### INFORMATION SUPPLIED ###

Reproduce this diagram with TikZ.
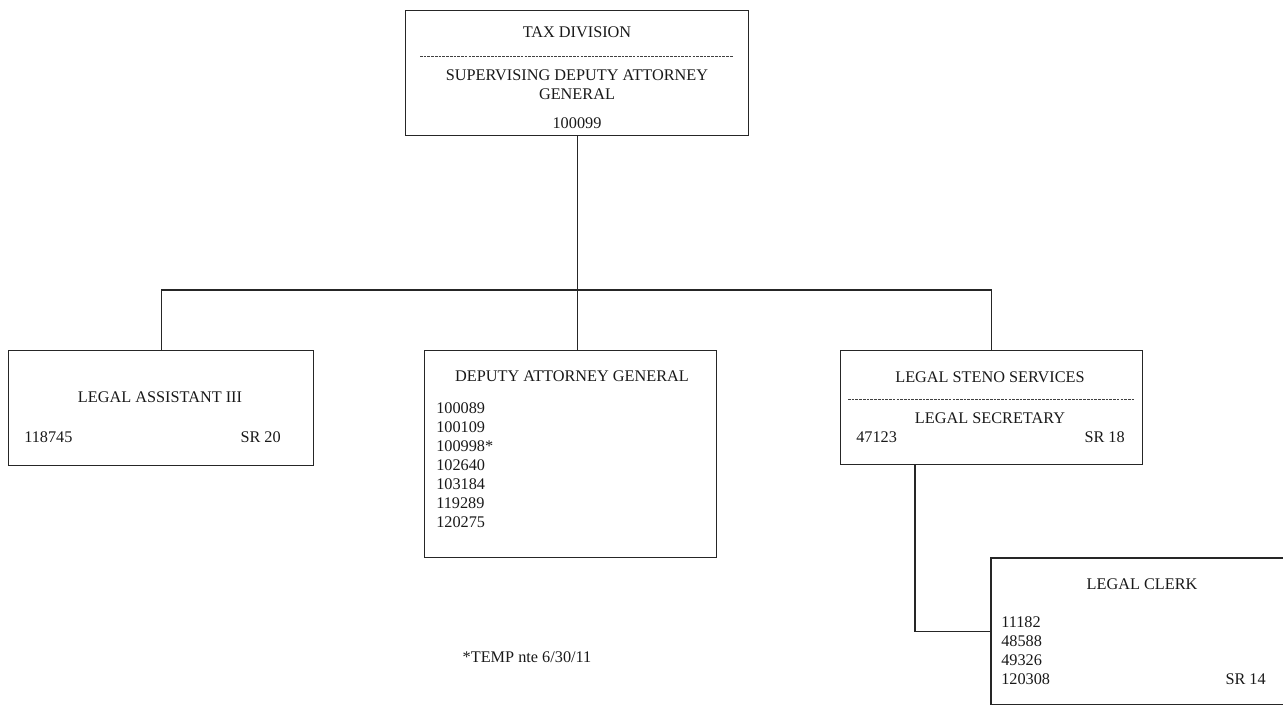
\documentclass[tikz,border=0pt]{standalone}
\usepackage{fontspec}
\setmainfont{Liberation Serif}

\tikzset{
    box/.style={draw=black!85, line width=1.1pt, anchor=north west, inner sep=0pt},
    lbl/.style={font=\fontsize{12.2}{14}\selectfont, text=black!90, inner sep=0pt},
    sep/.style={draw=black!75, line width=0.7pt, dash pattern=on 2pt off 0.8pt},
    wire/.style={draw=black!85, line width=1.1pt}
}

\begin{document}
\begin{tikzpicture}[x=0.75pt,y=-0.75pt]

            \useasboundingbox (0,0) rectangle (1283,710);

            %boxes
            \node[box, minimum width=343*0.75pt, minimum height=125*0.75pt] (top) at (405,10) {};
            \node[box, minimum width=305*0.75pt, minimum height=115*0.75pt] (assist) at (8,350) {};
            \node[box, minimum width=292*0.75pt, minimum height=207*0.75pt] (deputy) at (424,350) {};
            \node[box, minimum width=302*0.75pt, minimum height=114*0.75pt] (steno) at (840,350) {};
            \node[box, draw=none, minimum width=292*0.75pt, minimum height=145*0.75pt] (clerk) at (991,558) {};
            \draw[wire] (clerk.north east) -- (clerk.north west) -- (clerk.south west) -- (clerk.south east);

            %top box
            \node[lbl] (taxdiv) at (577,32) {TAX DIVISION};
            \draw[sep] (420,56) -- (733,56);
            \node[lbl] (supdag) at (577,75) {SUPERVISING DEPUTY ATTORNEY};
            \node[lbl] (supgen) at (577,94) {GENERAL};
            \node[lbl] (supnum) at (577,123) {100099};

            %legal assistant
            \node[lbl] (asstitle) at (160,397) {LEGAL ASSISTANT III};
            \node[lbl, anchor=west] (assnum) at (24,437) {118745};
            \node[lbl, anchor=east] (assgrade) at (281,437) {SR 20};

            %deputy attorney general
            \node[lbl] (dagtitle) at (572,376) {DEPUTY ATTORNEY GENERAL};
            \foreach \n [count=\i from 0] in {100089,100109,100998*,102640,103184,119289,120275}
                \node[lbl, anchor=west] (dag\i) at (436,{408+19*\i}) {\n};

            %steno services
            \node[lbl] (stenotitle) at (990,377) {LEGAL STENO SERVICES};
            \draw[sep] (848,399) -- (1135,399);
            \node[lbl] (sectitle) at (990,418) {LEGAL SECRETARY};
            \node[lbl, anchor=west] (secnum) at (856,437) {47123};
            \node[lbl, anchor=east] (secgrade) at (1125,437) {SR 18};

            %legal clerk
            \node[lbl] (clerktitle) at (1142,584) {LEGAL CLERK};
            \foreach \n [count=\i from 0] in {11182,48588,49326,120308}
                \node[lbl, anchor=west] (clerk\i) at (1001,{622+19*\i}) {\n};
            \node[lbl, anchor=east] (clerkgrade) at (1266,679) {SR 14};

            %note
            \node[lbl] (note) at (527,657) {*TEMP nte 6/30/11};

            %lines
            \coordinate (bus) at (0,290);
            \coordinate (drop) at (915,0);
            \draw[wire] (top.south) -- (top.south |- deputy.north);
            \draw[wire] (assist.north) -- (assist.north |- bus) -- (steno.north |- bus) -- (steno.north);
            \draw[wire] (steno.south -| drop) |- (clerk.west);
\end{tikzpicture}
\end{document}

###

Write out again exactly the lines from the start of the data above through the line containing "(0,0) rectangle (1283,710);", inclusive, excluding any pictures.

TASK ANSWER:
Reproduce this diagram with TikZ.
\documentclass[tikz,border=0pt]{standalone}
\usepackage{fontspec}
\setmainfont{Liberation Serif}

\tikzset{
    box/.style={draw=black!85, line width=1.1pt, anchor=north west, inner sep=0pt},
    lbl/.style={font=\fontsize{12.2}{14}\selectfont, text=black!90, inner sep=0pt},
    sep/.style={draw=black!75, line width=0.7pt, dash pattern=on 2pt off 0.8pt},
    wire/.style={draw=black!85, line width=1.1pt}
}

\begin{document}
\begin{tikzpicture}[x=0.75pt,y=-0.75pt]

            \useasboundingbox (0,0) rectangle (1283,710);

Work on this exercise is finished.